“Your no makes the way for your yes. Boundaries create the container within which your yes is authentic. Being able to say no makes yes a choice.” — Adrienne Maree Brown, Pleasure Activism: The Politics of Feeling Good
I’m terrible at maintaining boundaries. I’m speaking of the emotional sort, but I could just as easily be speaking about physical ones. There is a story I could tell of myself, my childhood friend, and younger sister being asked to hold a boundary against a herd of cattle, and our failure to do so resulting in keeping the neighborhood awake all night, but that’s a story for another day.
Failing to keep boundaries in relationships, though, was a fault line that led to multiple devastating earthquakes in my life. Allow people to nudge, push, and topple the clearly defined and thoughtfully placed boundaries of my life caused me far more trouble than if I had carefully maintained my lines.
I can see now that those heartbreaking situations were due to not sticking to my plan and ignoring my needs.

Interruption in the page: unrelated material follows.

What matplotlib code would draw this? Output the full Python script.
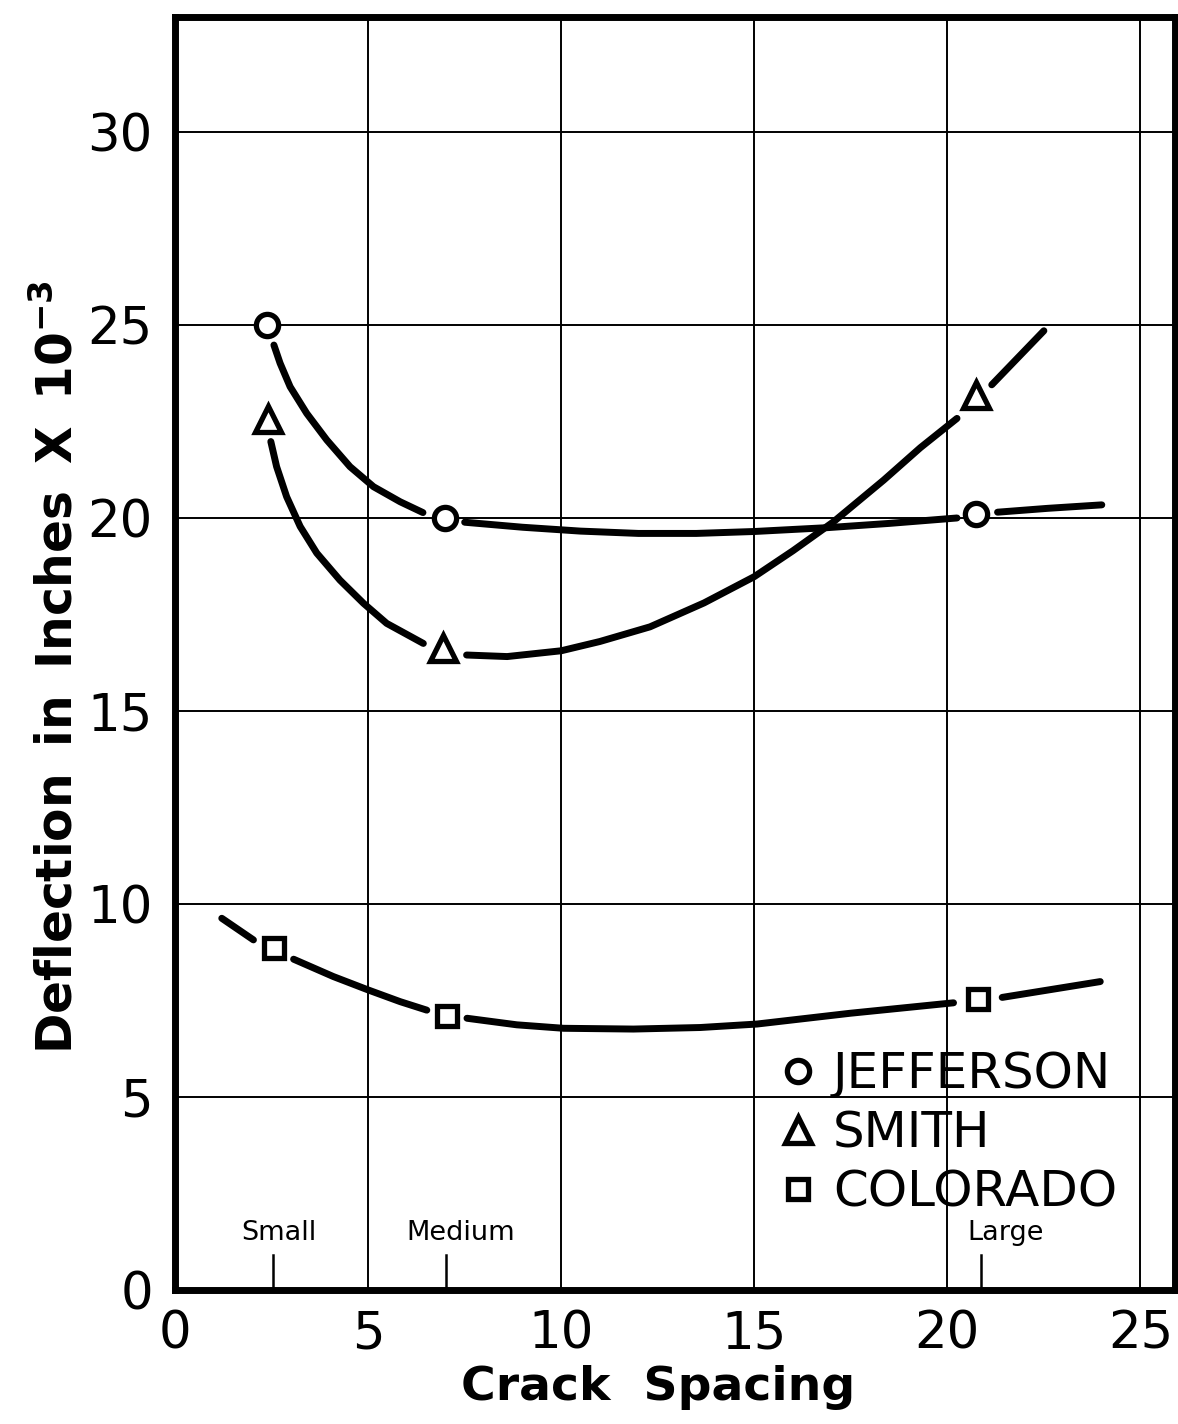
import matplotlib
matplotlib.use("Agg")
import matplotlib.pyplot as plt

# Measured deflections (inches x 10^-3) at the three crack spacings
jefferson_x = [2.38, 6.98, 20.75]
jefferson_y = [25.0, 20.0, 20.1]
smith_x = [2.42, 6.95, 20.73]
smith_y = [22.56, 16.62, 23.19]
colorado_x = [2.56, 7.04, 20.80]
colorado_y = [8.85, 7.10, 7.53]

# Hand-faired curves, broken where they meet the markers
jefferson_curve_x = [[2.56, 2.72, 2.98, 3.41, 3.93, 4.53, 5.14, 5.83, 6.42],
                     [7.5, 9.0, 10.5, 12.0, 13.5, 15.0, 16.9, 18.5, 20.25],
                     [21.3, 22.6, 24.0]]
jefferson_curve_y = [[24.48, 24.01, 23.40, 22.71, 22.02, 21.33, 20.81, 20.42, 20.14],
                     [19.89, 19.76, 19.66, 19.60, 19.60, 19.65, 19.75, 19.86, 20.0],
                     [20.15, 20.25, 20.34]]
smith_curve_x = [[2.48, 2.63, 2.89, 3.24, 3.67, 4.27, 4.88, 5.48, 6.43],
                 [7.55, 8.6, 10.0, 11.0, 12.3, 13.7, 15.0, 16.0, 17.05, 18.35, 19.3, 20.25],
                 [21.15, 22.5]]
smith_curve_y = [[21.98, 21.33, 20.55, 19.78, 19.09, 18.39, 17.79, 17.27, 16.75],
                 [16.45, 16.41, 16.56, 16.80, 17.18, 17.80, 18.48, 19.15, 19.90, 20.98, 21.82, 22.58],
                 [23.45, 24.85]]
colorado_curve_x = [[1.21, 2.03],
                    [3.07, 4.10, 5.01, 5.83, 6.52],
                    [7.56, 8.85, 10.06, 11.87, 13.6, 15.07, 17.49, 20.16],
                    [21.42, 23.96]]
colorado_curve_y = [[9.63, 9.07],
                    [8.57, 8.12, 7.77, 7.47, 7.25],
                    [7.04, 6.87, 6.78, 6.76, 6.80, 6.89, 7.17, 7.44],
                    [7.58, 7.99]]

# Crack spacing classes marked along the x axis
class_names = ["Small", "Medium", "Large"]
class_x = [2.53, 7.02, 20.88]
class_label_x = [2.7, 7.4, 21.5]

x_ticks = [0, 5, 10, 15, 20, 25]
y_ticks = [0, 5, 10, 15, 20, 25, 30]

plt.rcParams['font.family'] = ['DejaVu Sans']

fig = plt.figure(figsize=(11.78, 14.24), dpi=100)
ax = fig.add_axes([0.1486, 0.0941, 0.849, 0.894])

ax.set_xlim(0, 25.9)
ax.set_ylim(0, 32.98)
ax.set_xticks(x_ticks)
ax.set_yticks(y_ticks)
ax.grid(True, color='black', linewidth=1.4)
ax.set_axisbelow(True)
ax.tick_params(length=0, labelsize=37)
ax.tick_params(axis='y', pad=16)
ax.tick_params(axis='x', pad=14)
for s in ax.spines.values():
    s.set_linewidth(5)

line_kw = dict(color='black', linewidth=5, solid_capstyle='round',
               solid_joinstyle='round', zorder=3)
for cx, cy in zip(jefferson_curve_x, jefferson_curve_y):
    ax.plot(cx, cy, **line_kw)
for cx, cy in zip(smith_curve_x, smith_curve_y):
    ax.plot(cx, cy, **line_kw)
for cx, cy in zip(colorado_curve_x, colorado_curve_y):
    ax.plot(cx, cy, **line_kw)

mk_kw = dict(linestyle='none', markerfacecolor='white', markeredgecolor='black',
             markeredgewidth=3.8, zorder=4)
h1, = ax.plot(jefferson_x, jefferson_y, marker='o', markersize=16,
              label='JEFFERSON', **mk_kw)
h2, = ax.plot(smith_x, smith_y, marker='^', markersize=18.5,
              label='SMITH', **mk_kw)
h3, = ax.plot(colorado_x, colorado_y, marker='s', markersize=15,
              label='COLORADO', **mk_kw)

# Small / Medium / Large markers on the bottom axis
for name, cx, lx in zip(class_names, class_x, class_label_x):
    ax.plot([cx, cx], [0, 0.9], color='black', linewidth=1.8, zorder=3)
    ax.text(lx, 1.48, name, ha='center', va='center', fontsize=19.5)

leg = ax.legend(handles=[h1, h2, h3], loc='lower left',
                bbox_to_anchor=(0.603, 0.058), frameon=False, fontsize=36,
                handlelength=0.8, handletextpad=0.3, labelspacing=0.22,
                borderpad=0, borderaxespad=0)

ax.set_xlabel("Crack  Spacing", fontsize=34, fontweight='bold')
ax.xaxis.set_label_coords(0.483, -0.059)
ax.set_ylabel("Deflection \u2009in \u2009Inches \u2009X \u200910$^{\\mathbf{-3}}$",
              fontsize=35, fontweight='bold')
ax.yaxis.set_label_coords(-0.093, 0.489)

fig.savefig("out.png", dpi=100)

Often fearful of what would happen if I stood my ground, I allowed myself to shrink into someone unrecognizable to me today.
If I had held my boundaries, I certainly might have seen undesirable outcomes. Fights might have ensued. I or the other person might have decided early on the relationship wasn’t working. I might have experienced loss.
The reality, though, was all of those things happened, except in bigger and more traumatic ways. We did argue as I struggled to keep myself whole. We did ultimately end the relationships and I struggled to regain my self-esteem each time. The losses were heartbreaking because I was left wondering who I was and what had happened.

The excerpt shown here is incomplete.